An international aid organization based in Lenexa, Kan., on Tuesday announced plans to operate a medical facility in Liberia to treat Ebola victims.

Heart to Heart International CEO Jim Mitchum says running the 70-bed Ebola treatment unit will be the largest and most challenging humanitarian effort the organization has ever undertaken. It will cost approximately $6 million to operate the facility, which should open in November, for six months.

Mitchum says Heart to Heart will recruit doctors and nurses for six-week deployments, when they'll work with approximately 200 Liberians to staff the treatment center.

"They will spend the first week attending training to assure all the necessary protocols are well understood and that they are able to keep themselves and their coworkers safe," he says.

The announcement comes on the heels of the first reported case contracted outside the U.S., by a nurse in Spain who cared for evacuated Ebola victims. 

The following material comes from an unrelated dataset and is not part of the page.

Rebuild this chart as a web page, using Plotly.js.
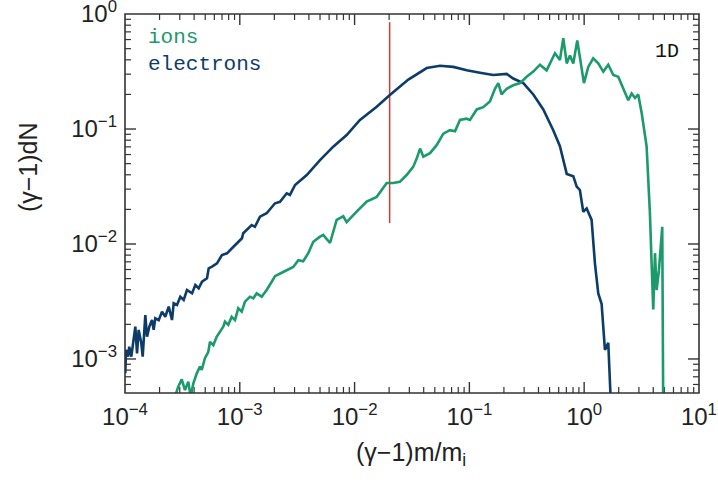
<!DOCTYPE html>
<html>
<head>
<meta charset="utf-8">
<script src="https://cdn.plot.ly/plotly-3.0.1.min.js"></script>
<style>
html,body{margin:0;padding:0;background:#fff;}
#chart{width:718px;height:482px;}
</style>
</head>
<body>
<div id="chart"></div>
<script>
// ---- data ----
const elecX = [1.006e-4, 1.021e-4, 1.062e-4, 1.089e-4, 1.135e-4, 1.191e-4, 1.230e-4, 1.273e-4, 1.315e-4, 1.387e-4,
  1.426e-4, 1.503e-4, 1.556e-4, 1.629e-4, 1.718e-4, 1.778e-4, 1.836e-4, 1.967e-4, 2.101e-4, 2.244e-4,
  2.404e-4, 2.567e-4, 2.655e-4, 2.838e-4, 3.033e-4, 3.245e-4, 3.467e-4, 3.837e-4, 4.097e-4, 4.385e-4,
  4.69e-4, 5.18e-4, 5.36e-4, 5.73e-4, 6.33e-4, 6.99e-4, 7.74e-4, 8.55e-4, 9.46e-4, 1.045e-3,
  1.072e-3, 1.270e-3, 1.355e-3, 1.50e-3, 1.714e-3, 2.027e-3, 2.24e-3, 2.564e-3, 2.735e-3, 3.03e-3,
  3.83e-3, 5.00e-3, 6.52e-3, 8.53e-3, 1.114e-2, 1.559e-2, 2.03e-2, 2.94e-2,
  4.25e-2, 5.55e-2, 7.24e-2, 9.48e-2, 0.1236, 0.1614, 0.2113, 0.241, 0.295, 0.3606,
  0.4406, 0.538, 0.615, 0.705, 0.804, 0.861, 0.918, 0.982, 1.052, 1.161,
  1.242, 1.327, 1.419, 1.517, 1.622, 1.702];
const elecY = [7.5e-4, 1.20e-3, 1.047e-3, 1.28e-3, 1.047e-3, 1.46e-3, 1.91e-3, 1.12e-3, 1.79e-3, 1.37e-3,
  1.047e-3, 2.41e-3, 1.56e-3, 1.91e-3, 2.18e-3, 1.79e-3, 2.26e-3, 2.18e-3, 2.58e-3, 2.33e-3,
  2.85e-3, 2.18e-3, 3.05e-3, 2.95e-3, 3.48e-3, 3.26e-3, 3.98e-3, 3.72e-3, 4.40e-3, 4.12e-3,
  4.70e-3, 5.03e-3, 6.15e-3, 6.35e-3, 6.79e-3, 8.02e-3, 8.30e-3, 9.18e-3, 1.014e-2, 1.122e-2,
  1.24e-2, 1.46e-2, 1.41e-2, 1.73e-2, 1.85e-2, 2.26e-2, 2.33e-2, 2.76e-2, 2.67e-2, 3.26e-2,
  3.98e-2, 5.37e-2, 7.02e-2, 8.87e-2, 0.120, 0.156, 0.198, 0.269,
  0.339, 0.355, 0.347, 0.324, 0.309, 0.295, 0.302, 0.275, 0.251, 0.200,
  0.148, 0.0977, 0.0708, 0.0407, 0.0389, 0.0316, 0.0295, 0.0191, 0.0204, 0.0162,
  0.00676, 0.00372, 0.00302, 0.00120, 0.00138, 4.5e-4];

const ionX = [2.65e-4, 2.91e-4, 3.12e-4, 3.33e-4, 3.56e-4, 3.73e-4, 3.94e-4, 4.22e-4, 4.50e-4, 4.66e-4,
  4.97e-4, 5.32e-4, 5.50e-4, 5.88e-4, 6.29e-4, 6.73e-4, 7.18e-4, 7.43e-4, 7.94e-4, 8.50e-4,
  9.08e-4, 9.70e-4, 1.040e-3, 1.110e-3, 1.227e-3, 1.312e-3, 1.403e-3, 1.552e-3, 1.714e-3, 1.897e-3,
  2.027e-3, 2.317e-3, 2.564e-3, 2.924e-3, 3.236e-3, 3.57e-3, 3.95e-3,
  4.37e-3, 4.93e-3, 5.33e-3, 6.11e-3, 6.98e-3, 7.97e-3, 8.53e-3, 1.042e-2, 1.274e-2, 1.559e-2,
  1.905e-2, 2.17e-2, 2.48e-2, 2.84e-2, 3.24e-2, 3.47e-2, 3.72e-2, 3.97e-2, 4.54e-2, 5.19e-2,
  5.93e-2, 6.78e-2, 7.50e-2, 8.28e-2, 9.46e-2, 0.1012, 0.1159, 0.1321, 0.1510, 0.1671,
  0.1786, 0.1910, 0.2113, 0.241, 0.276, 0.3155, 0.3606, 0.412, 0.471, 0.557,
  0.615, 0.658, 0.705, 0.752, 0.804, 0.871, 0.951, 0.996, 1.086, 1.199,
  1.327, 1.468, 1.622, 1.794, 1.982, 2.193, 2.423, 2.594, 2.773, 2.958,
  3.17, 3.50, 3.74, 3.87, 4.00, 4.14, 4.28, 4.48, 4.79, 4.89];
const ionY = [4.3e-4, 5.74e-4, 6.65e-4, 5.37e-4, 6.35e-4, 4.7e-4, 6.15e-4, 7.5e-4, 8.57e-4, 8.02e-4,
  1.014e-3, 1.156e-3, 1.41e-3, 1.32e-3, 1.56e-3, 1.73e-3, 1.91e-3, 2.11e-3, 1.98e-3, 2.33e-3,
  2.18e-3, 2.76e-3, 2.58e-3, 3.15e-3, 3.48e-3, 3.37e-3, 3.72e-3, 3.48e-3, 3.98e-3, 4.70e-3,
  5.25e-3, 5.62e-3, 5.89e-3, 6.31e-3, 7.24e-3, 7.08e-3, 8.32e-3,
  1.047e-2, 1.148e-2, 1.20e-2, 1.02e-2, 1.62e-2, 1.74e-2, 1.55e-2, 1.91e-2, 2.34e-2, 2.57e-2,
  3.39e-2, 3.39e-2, 3.47e-2, 3.98e-2, 4.68e-2, 5.50e-2, 6.76e-2, 5.75e-2, 6.17e-2, 7.24e-2,
  9.12e-2, 9.77e-2, 9.55e-2, 0.120, 0.123, 0.120, 0.148, 0.155, 0.174, 0.224,
  0.251, 0.200, 0.224, 0.240, 0.251, 0.285, 0.316, 0.363, 0.324, 0.457,
  0.398, 0.617, 0.372, 0.437, 0.372, 0.589, 0.347, 0.251, 0.347, 0.412,
  0.372, 0.316, 0.363, 0.295, 0.285, 0.224, 0.178, 0.204, 0.186, 0.200,
  0.138, 0.0708, 0.0186, 6.76e-3, 2.69e-3, 8.32e-3, 3.98e-3, 5.89e-3, 1.41e-2, 3.0e-4];

const markX = [0.0202, 0.0202];
const markY = [0.0152, 0.85];

const xTickVals = [1e-4, 1e-3, 1e-2, 1e-1, 1, 10];
const xTickText = ['10<sup>\u22124</sup>', '10<sup>\u22123</sup>', '10<sup>\u22122</sup>', '10<sup>\u22121</sup>', '10<sup>0</sup>', '10<sup>1</sup>'];
const yTickVals = [1e-3, 1e-2, 1e-1, 1];
const yTickText = ['10<sup>\u22123</sup>', '10<sup>\u22122</sup>', '10<sup>\u22121</sup>', '10<sup>0</sup>'];

const cElec = '#0d3c69';
const cIon = '#1b9a6c';
const cMark = '#d23a32';
const axisColor = '#333333';
const tickFont = {family: 'Liberation Sans, Arial, sans-serif', size: 24, color: '#222'};
const XR = [-4, 1.0005], YR = [-3.296, 0.0005];
const PW = 574, PH = 379;          // plot area size in px
const MAJ = 11, MIN = 6;           // tick lengths in px

// ---- tick marks (inside, on all four sides), built from the tick arrays ----
function minorTicks(lo, hi) {
  const out = [];
  for (let d = lo; d < hi; d++) for (let k = 2; k <= 9; k++) out.push(k * Math.pow(10, d));
  return out;
}
const xLogPerPx = (XR[1] - XR[0]) / PW, yLogPerPx = (YR[1] - YR[0]) / PH;
function tickPath(xvals, yvals, len) {
  const tx = [], ty = [];
  xvals.forEach(function (v) {
    tx.push(v, v, null, v, v, null);
    ty.push(Math.pow(10, YR[0]), Math.pow(10, YR[0] + len * yLogPerPx), null,
            Math.pow(10, YR[1]), Math.pow(10, YR[1] - len * yLogPerPx), null);
  });
  yvals.forEach(function (v) {
    if (Math.log10(v) < YR[0]) return;
    tx.push(Math.pow(10, XR[0]), Math.pow(10, XR[0] + len * xLogPerPx), null,
            Math.pow(10, XR[1]), Math.pow(10, XR[1] - len * xLogPerPx), null);
    ty.push(v, v, null, v, v, null);
  });
  return {tx: tx, ty: ty};
}
const majT = tickPath(xTickVals.slice(1, -1), yTickVals.slice(0, -1), MAJ);
const minT = tickPath(minorTicks(-4, 1), minorTicks(-4, 0), MIN);

const traces = [
  {x: majT.tx, y: majT.ty, type: 'scatter', mode: 'lines', line: {color: axisColor, width: 1.4}, hoverinfo: 'skip', connectgaps: false},
  {x: minT.tx, y: minT.ty, type: 'scatter', mode: 'lines', line: {color: axisColor, width: 1.2}, hoverinfo: 'skip', connectgaps: false},
  {x: markX, y: markY, type: 'scatter', mode: 'lines', line: {color: cMark, width: 1.5}, hoverinfo: 'skip'},
  {x: elecX, y: elecY, type: 'scatter', mode: 'lines', name: 'electrons', line: {color: cElec, width: 2.6}},
  {x: ionX, y: ionY, type: 'scatter', mode: 'lines', name: 'ions', line: {color: cIon, width: 2.6}}
];

const layout = {
  width: 718, height: 482,
  margin: {l: 125, r: 19, t: 14, b: 89},
  paper_bgcolor: '#fff', plot_bgcolor: '#fff',
  showlegend: false,
  xaxis: {
    type: 'log', range: XR, showgrid: false, zeroline: false, showline: false, ticks: '',
    tickmode: 'array', tickvals: xTickVals, ticktext: xTickText, tickfont: tickFont,
    ticklabelstandoff: 7, ticklabeloverflow: 'allow'
  },
  yaxis: {
    type: 'log', range: YR, showgrid: false, zeroline: false, showline: false, ticks: '',
    tickmode: 'array', tickvals: yTickVals, ticktext: yTickText, tickfont: tickFont,
    ticklabelstandoff: 7, ticklabeloverflow: 'allow'
  },
  shapes: [{type: 'rect', xref: 'paper', yref: 'paper', x0: 0, x1: 1, y0: 0, y1: 1,
    line: {color: axisColor, width: 1.6}, fillcolor: 'rgba(0,0,0,0)'}],
  annotations: [
    {xref: 'paper', yref: 'paper', x: 0.0366, y: 0.937, xanchor: 'left', yanchor: 'middle', showarrow: false,
     text: 'ions', font: {family: 'Liberation Mono, DejaVu Sans Mono, monospace', size: 21, color: cIon}},
    {xref: 'paper', yref: 'paper', x: 0.0366, y: 0.868, xanchor: 'left', yanchor: 'middle', showarrow: false,
     text: 'electrons', font: {family: 'Liberation Mono, DejaVu Sans Mono, monospace', size: 21, color: cElec}},
    {xref: 'paper', yref: 'paper', x: 0.920, y: 0.900, xanchor: 'left', yanchor: 'middle', showarrow: false,
     text: '1D', font: {family: 'Liberation Mono, DejaVu Sans Mono, monospace', size: 20, color: '#111'}},
    {xref: 'paper', yref: 'paper', x: 0.498, y: -0.16, xanchor: 'center', yanchor: 'middle', showarrow: false,
     text: '(\u03b3\u22121)m/m<sub>i</sub>', font: {family: 'Liberation Sans, Arial, sans-serif', size: 25, color: '#222'}},
    {xref: 'paper', yref: 'paper', x: -0.169, y: 0.596, xanchor: 'center', yanchor: 'middle', showarrow: false, textangle: -90,
     text: '(\u03b3\u22121)dN', font: {family: 'Liberation Sans, Arial, sans-serif', size: 25, color: '#222'}}
  ]
};

Plotly.newPlot('chart', traces, layout, {displayModeBar: false, staticPlot: true});
</script>
</body>
</html>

"We at KU Hospital have systems in place to assure you that should Heart to Heart volunteers and staff – and their worried families – need our care, we are here to help you," says University of Kansas Hospital Chief Medical Officer Lee Norman.

Ebola can only be contracted through contact with bodily fluids. Contrary to internet rumors, there have been no confirmed cases in Kansas City.

There have been just under 4,000 reported cases of Ebola in Liberia, and the Centers for Disease Control and Prevention say those numbers could balloon to 1.4 million there and in neighboring Sierra Leone. The Ebola treatment unit Heart to Heart will operate is one of 27 the CDC says Liberia needs to contain the epidemic.